3 Total Waste: 1979 Dodge Challenger
Dodge has released some of the best muscle cars ever made during the late 1960s and early 1970s. From the ’69 Charger R/T to the ’70 Challenger Hemi R/T, most classic Dodge cars are now worth more than their original price. There are reasons why these cars disappeared for an extended period of time though. The models released in the late ’70s would bring a tear to any car aficionado’s eye.
The 1979 Dodge Challenger should have remained a Mitsubishi Galant Lambda. The car is nothing like the icon of the early ’70s. It is, at best, a car that will remind most gearheads that the late ’70s and early ’80s were not that great. This awful badge-engineered lemon is powered by a crappy 2.6L inline-four engine that produces a saddening 105 hp.
2 Dream: 1980 BMW M1
BMW is another German carmaker every gearhead admires.

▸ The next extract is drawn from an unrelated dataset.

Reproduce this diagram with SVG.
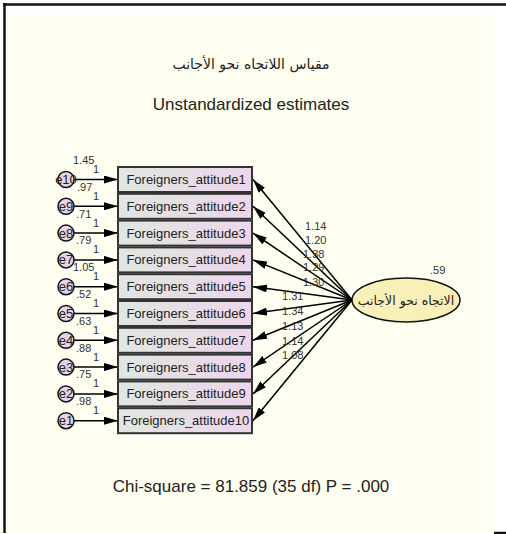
<svg xmlns="http://www.w3.org/2000/svg" width="506" height="534" viewBox="0 0 506 534">
<defs>
<linearGradient id="boxg" x1="0" y1="0" x2="1" y2="0">
<stop offset="0" stop-color="#dfe7df"/>
<stop offset="1" stop-color="#edd6ec"/>
</linearGradient>
<marker id="ah" viewBox="0 0 14 8" refX="14" refY="4" markerWidth="14" markerHeight="8" markerUnits="userSpaceOnUse" orient="auto">
<path d="M0,0 L14,4 L0,8 Z" fill="#000"/>
</marker>
<style>
.box{fill:url(#boxg);stroke:#333;stroke-width:2}
.bt{font-family:"Liberation Sans",Arial,sans-serif;font-size:13px;fill:#222;text-anchor:middle}
.err{fill:#e6d3e8;stroke:#111;stroke-width:1.5}
.et{font-family:"Liberation Sans",Arial,sans-serif;font-size:13px;fill:#222;text-anchor:middle}
.sm{font-family:"Liberation Sans",Arial,sans-serif;font-size:11px;fill:#333}
.ln{stroke:#000;stroke-width:1.5;fill:none;marker-end:url(#ah)}
.big{font-family:"Liberation Sans",Arial,sans-serif;font-size:17px;fill:#222;text-anchor:middle}
.ar{font-family:"DejaVu Sans","Noto Sans",sans-serif;fill:#222;text-anchor:middle}
</style>
</defs>
<rect x="0" y="0" width="506" height="534" fill="#fff"/>
<rect x="7" y="14" width="486" height="519" fill="#fefff0"/>
<g id="frame" stroke="#111" stroke-width="2.5">
<line x1="3" y1="4.5" x2="506" y2="4.5"/>
<line x1="4.5" y1="3" x2="4.5" y2="533"/>
<line x1="494" y1="533" x2="506" y2="533"/>
</g>
<text class="ar" x="251" y="69" font-size="14" direction="rtl">مقياس اللاتجاه نحو الأجانب</text>
<text class="big" x="251" y="110">Unstandardized estimates</text>
<g id="connectors">
<line class="ln" x1="74" y1="179.5" x2="118" y2="179.5"/>
<line class="ln" x1="74" y1="206.3" x2="118" y2="206.3"/>
<line class="ln" x1="74" y1="233.1" x2="118" y2="233.1"/>
<line class="ln" x1="74" y1="259.9" x2="118" y2="259.9"/>
<line class="ln" x1="74" y1="286.7" x2="118" y2="286.7"/>
<line class="ln" x1="74" y1="313.5" x2="118" y2="313.5"/>
<line class="ln" x1="74" y1="340.3" x2="118" y2="340.3"/>
<line class="ln" x1="74" y1="367.1" x2="118" y2="367.1"/>
<line class="ln" x1="74" y1="393.9" x2="118" y2="393.9"/>
<line class="ln" x1="74" y1="420.7" x2="118" y2="420.7"/>
<line class="ln" x1="352" y1="300" x2="253" y2="179.5"/>
<line class="ln" x1="352" y1="300" x2="253" y2="206.3"/>
<line class="ln" x1="352" y1="300" x2="253" y2="233.1"/>
<line class="ln" x1="352" y1="300" x2="253" y2="259.9"/>
<line class="ln" x1="352" y1="300" x2="253" y2="286.7"/>
<line class="ln" x1="352" y1="300" x2="253" y2="313.5"/>
<line class="ln" x1="352" y1="300" x2="253" y2="340.3"/>
<line class="ln" x1="352" y1="300" x2="253" y2="367.1"/>
<line class="ln" x1="352" y1="300" x2="253" y2="393.9"/>
<line class="ln" x1="352" y1="300" x2="253" y2="420.7"/>
<g class="sm">
<text x="93" y="173">1</text>
<text x="93" y="199.8">1</text>
<text x="93" y="226.6">1</text>
<text x="93" y="253.4">1</text>
<text x="93" y="280.2">1</text>
<text x="93" y="307">1</text>
<text x="93" y="333.8">1</text>
<text x="93" y="360.6">1</text>
<text x="93" y="387.4">1</text>
<text x="93" y="414.2">1</text>
<text x="305" y="230">1.14</text>
<text x="305" y="244">1.20</text>
<text x="303" y="258">1.38</text>
<text x="303" y="271">1.29</text>
<text x="303" y="286">1.30</text>
<text x="282" y="300">1.31</text>
<text x="282" y="315">1.34</text>
<text x="282" y="330">1.13</text>
<text x="282" y="345">1.14</text>
<text x="282" y="359">1.08</text>
</g>
</g>
<g id="e10"><circle class="err" cx="66" cy="179.5" r="8"/><text class="et" x="66" y="184">e10</text><text class="sm" x="73" y="164">1.45</text></g>
<g id="e9"><circle class="err" cx="66" cy="206.3" r="8"/><text class="et" x="66" y="211">e9</text><text class="sm" x="77" y="191">.97</text></g>
<g id="e8"><circle class="err" cx="66" cy="233.1" r="8"/><text class="et" x="66" y="237.6">e8</text><text class="sm" x="76" y="217.6">.71</text></g>
<g id="e7"><circle class="err" cx="66" cy="259.9" r="8"/><text class="et" x="66" y="264.4">e7</text><text class="sm" x="76" y="244.4">.79</text></g>
<g id="e6"><circle class="err" cx="66" cy="286.7" r="8"/><text class="et" x="66" y="291.2">e6</text><text class="sm" x="73" y="271.2">1.05</text></g>
<g id="e5"><circle class="err" cx="66" cy="313.5" r="8"/><text class="et" x="66" y="318">e5</text><text class="sm" x="76" y="298">.52</text></g>
<g id="e4"><circle class="err" cx="66" cy="340.3" r="8"/><text class="et" x="66" y="344.8">e4</text><text class="sm" x="76" y="324.8">.63</text></g>
<g id="e3"><circle class="err" cx="66" cy="367.1" r="8"/><text class="et" x="66" y="371.6">e3</text><text class="sm" x="76" y="351.6">.88</text></g>
<g id="e2"><circle class="err" cx="66" cy="393.9" r="8"/><text class="et" x="66" y="398.4">e2</text><text class="sm" x="76" y="378.4">.75</text></g>
<g id="e1"><circle class="err" cx="66" cy="420.7" r="8"/><text class="et" x="66" y="425.2">e1</text><text class="sm" x="76" y="405.2">.98</text></g>
<g id="fa1"><rect class="box" x="118" y="167" width="134" height="25"/><text class="bt" x="186" y="184">Foreigners_attitude1</text></g>
<g id="fa2"><rect class="box" x="118" y="193.8" width="134" height="25"/><text class="bt" x="186" y="210.8">Foreigners_attitude2</text></g>
<g id="fa3"><rect class="box" x="118" y="220.6" width="134" height="25"/><text class="bt" x="186" y="237.6">Foreigners_attitude3</text></g>
<g id="fa4"><rect class="box" x="118" y="247.4" width="134" height="25"/><text class="bt" x="186" y="264.4">Foreigners_attitude4</text></g>
<g id="fa5"><rect class="box" x="118" y="274.2" width="134" height="25"/><text class="bt" x="186" y="291.2">Foreigners_attitude5</text></g>
<g id="fa6"><rect class="box" x="118" y="301" width="134" height="25"/><text class="bt" x="186" y="318">Foreigners_attitude6</text></g>
<g id="fa7"><rect class="box" x="118" y="327.8" width="134" height="25"/><text class="bt" x="186" y="344.8">Foreigners_attitude7</text></g>
<g id="fa8"><rect class="box" x="118" y="354.6" width="134" height="25"/><text class="bt" x="186" y="371.6">Foreigners_attitude8</text></g>
<g id="fa9"><rect class="box" x="118" y="381.4" width="134" height="25"/><text class="bt" x="186" y="398.4">Foreigners_attitude9</text></g>
<g id="fa10"><rect class="box" x="118" y="408.2" width="134" height="25"/><text class="bt" x="186" y="425.2">Foreigners_attitude10</text></g>
<g id="latent"><ellipse cx="406" cy="300" rx="54" ry="22" fill="#f8f0b8" stroke="#111" stroke-width="1.5"/><text class="ar" x="406" y="304.5" font-size="12.5" direction="rtl">الاتجاه نحو الأجانب</text><text class="sm" x="430" y="274">.59</text></g>
<text class="big" x="251" y="492">Chi-square = 81.859 (35 df) P = .000</text>
</svg>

The company truly bloomed during the 1970s. Creativity at BMW was at its highest. The 2002 Turbo, 3.0 CSL, and the M1 are prime examples that BMW’s engineers were at the top of their game.
BMW eventually created its own championship back in the ’70s with only M1s. At the time, the car was the equivalent of the insane i8, but better. The supercar-like monster is powered by a 3.5L inline-six powerplant that pumps out 274 hp at 6,500 rpm and 243 lb-ft of torque at 5,000 rpm.
1 Total Waste: 1980 Pontiac Trans-Am Pace Car Edition
The Malaise Era lasted throughout the ’80s. Muscle cars were nowhere as ugly as the atrocities released at the end of the ’70s, but they were still highly underpowered. Cars such as the Buick GNX or the Foxbody Mustang GT were outliers. Other muscle cars were simply trash.
The Pontiac Trans Am is a legend. Back in the early ’70s, the car became a great alternative to the mid-range Mustang and Camaro. However, the Trans Am was not spared by the regulations that triggered the Malaise Era. In 1980, Pontiac came out with a turbocharged 4.9L V8 that produces 210 hp. Though Trans Am turbo may be better than what other domestic carmakers were offering, it could not compare to the scary beasts coming out of Germany.